RDC : Dans l’Est du Congo, défendre la justice revient à risquer sa vie

RDC : Dans l’Est du Congo, défendre la justice revient à risquer sa vie

Alors que les combats s’intensifient dans l’Est de la République Démocratique du Congo, les défenseurs des droits humains, notamment les avocat.e.s, deviennent la cible privilégiée des groupes armés. Selon les informations recueillies et vérifiées par l’Observatoire, un schéma inquiétant de menaces, d’intimidations et de graves violences se répète.

Des criminels libérés, des avocat.e.s exposé.e.s

Dans plusieurs villes, notamment à Bukavu et à Goma, des évasions massives ont libéré des individus condamnés pour viols, violences sexuelles et basées sur le genre, et crimes graves. Leur retour en liberté a alimenté un climat d’impunité et accru les risques pour les avocats qui avaient contribué à leur condamnation. Ces derniers vivent désormais sous la menace permanente d’anciens criminels, souvent liés à des groupes armés encore actifs dans la région.

Les groupes armés au centre du dispositif

Le contrôle exercé par le M23 et d’autres factions armées sur une partie importante des provinces du Nord-Kivu et du Sud-Kivu plonge la population dans un vide sécuritaire. Les forces de sécurité officielles, lorsqu’elles sont présentes, se montrent incapables de protéger les civils. Dans ce contexte, les avocats spécialisés dans les dossiers de crimes de guerre ou de violences sexuelles et basées sur le genre deviennent des cibles privilégiées, perçues comme une menace par les auteurs de ces crimes.

Des menaces permanentes et des vies bouleversées

Les schémas de persécution observés incluent :

  • Menaces de mort régulières ;
  • Tentatives d’assassinat ;
  • Intimidations physiques et surveillance ;
  • Enlèvements et disparitions visant ceux qui détiennent des informations sensibles.

 

Ce harcèlement systématique, souvent relayé par téléphone ou messagerie, confirme la volonté d’éliminer physiquement les avocats qui détiendraient des informations ou auraient défendu des dossiers sensibles, leur rendant impossible une vie normale.

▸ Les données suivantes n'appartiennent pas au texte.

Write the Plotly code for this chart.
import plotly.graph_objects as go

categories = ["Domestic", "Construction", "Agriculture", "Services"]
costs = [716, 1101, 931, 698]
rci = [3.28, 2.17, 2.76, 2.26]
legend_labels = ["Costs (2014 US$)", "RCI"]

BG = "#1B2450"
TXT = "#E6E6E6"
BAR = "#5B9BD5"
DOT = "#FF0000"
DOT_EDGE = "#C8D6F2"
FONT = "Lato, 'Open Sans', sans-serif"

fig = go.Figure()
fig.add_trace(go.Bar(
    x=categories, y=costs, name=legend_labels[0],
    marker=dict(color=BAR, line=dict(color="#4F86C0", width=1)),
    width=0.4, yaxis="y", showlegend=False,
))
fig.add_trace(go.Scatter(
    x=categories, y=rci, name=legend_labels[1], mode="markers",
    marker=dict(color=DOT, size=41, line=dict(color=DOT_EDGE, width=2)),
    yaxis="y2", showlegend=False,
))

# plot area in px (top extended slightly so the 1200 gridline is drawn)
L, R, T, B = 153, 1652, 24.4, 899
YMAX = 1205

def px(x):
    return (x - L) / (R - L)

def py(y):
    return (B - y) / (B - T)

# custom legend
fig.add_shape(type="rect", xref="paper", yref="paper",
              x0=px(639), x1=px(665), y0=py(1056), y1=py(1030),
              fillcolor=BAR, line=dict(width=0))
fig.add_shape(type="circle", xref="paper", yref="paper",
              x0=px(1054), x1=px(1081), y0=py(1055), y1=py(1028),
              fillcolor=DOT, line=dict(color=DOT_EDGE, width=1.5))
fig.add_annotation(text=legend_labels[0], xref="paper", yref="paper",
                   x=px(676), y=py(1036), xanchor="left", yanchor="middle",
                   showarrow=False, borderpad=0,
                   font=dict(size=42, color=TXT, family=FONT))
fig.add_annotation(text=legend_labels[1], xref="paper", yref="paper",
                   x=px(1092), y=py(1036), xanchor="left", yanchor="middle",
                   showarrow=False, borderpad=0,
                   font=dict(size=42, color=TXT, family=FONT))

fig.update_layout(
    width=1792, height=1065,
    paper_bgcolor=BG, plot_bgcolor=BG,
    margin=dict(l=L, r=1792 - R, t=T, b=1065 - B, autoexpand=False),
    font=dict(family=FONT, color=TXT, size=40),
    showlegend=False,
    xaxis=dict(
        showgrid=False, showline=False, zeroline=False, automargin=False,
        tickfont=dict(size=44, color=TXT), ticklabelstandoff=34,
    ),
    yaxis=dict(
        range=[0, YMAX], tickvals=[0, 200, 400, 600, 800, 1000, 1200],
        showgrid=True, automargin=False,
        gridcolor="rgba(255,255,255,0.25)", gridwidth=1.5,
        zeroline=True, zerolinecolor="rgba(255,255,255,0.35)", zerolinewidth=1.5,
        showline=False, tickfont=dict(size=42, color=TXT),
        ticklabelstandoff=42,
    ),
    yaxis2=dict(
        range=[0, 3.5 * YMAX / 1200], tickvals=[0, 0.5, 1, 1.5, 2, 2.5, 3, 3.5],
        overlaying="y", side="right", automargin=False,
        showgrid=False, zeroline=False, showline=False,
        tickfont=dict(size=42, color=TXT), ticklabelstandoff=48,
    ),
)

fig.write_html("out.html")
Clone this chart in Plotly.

Cette pression constante oblige de nombreux avocats à vivre dans la clandestinité, à abandonner leur métier ou à fuir vers des zones jugées plus sûres. Certains ont été contraints de quitter totalement leur région d’origine, perdant ainsi leurs repères familiaux et professionnels.

Répression et climat de peur

Au-delà des menaces ciblées, la situation générale est marquée par une répression accrue contre la société civile, des arrestations, enlèvements et exécutions arbitraires. La circulation incontrôlée des armes renforce le climat d’insécurité chronique où toute contestation ou activité indépendante peut être assimilée à une opposition aux groupes armés dominants.

La situation des avocats dans l’Est de la RDC démontre aujourd’hui une réalité implacable : défendre la justice/agir en justice en RDC revient à mettre sa vie en danger.

L’Observatoire international des avocats en danger appelle les autorités congolaises et la communauté internationale à :

  • Mettre en place sans délai des mécanismes spécifiques de protection pour les avocats et défenseurs des droits humains, afin qu’ils puissent exercer leur métier sans craindre pour leur vie et qu’ils ne soient pas menacés ni mis en danger en raison de leurs actions passées dans l’exercice de leurs fonctions ;
  • Renforcer la lutte contre l’impunité en veillant à ce que les crimes commis dans l’Est de la RDC soient jugés par des juridictions impartiales et indépendantes ;
  • Accélérer la mise en œuvre de mécanismes de justice transitionnelle, indispensables pour garantir vérité, justice et réparation aux victimes.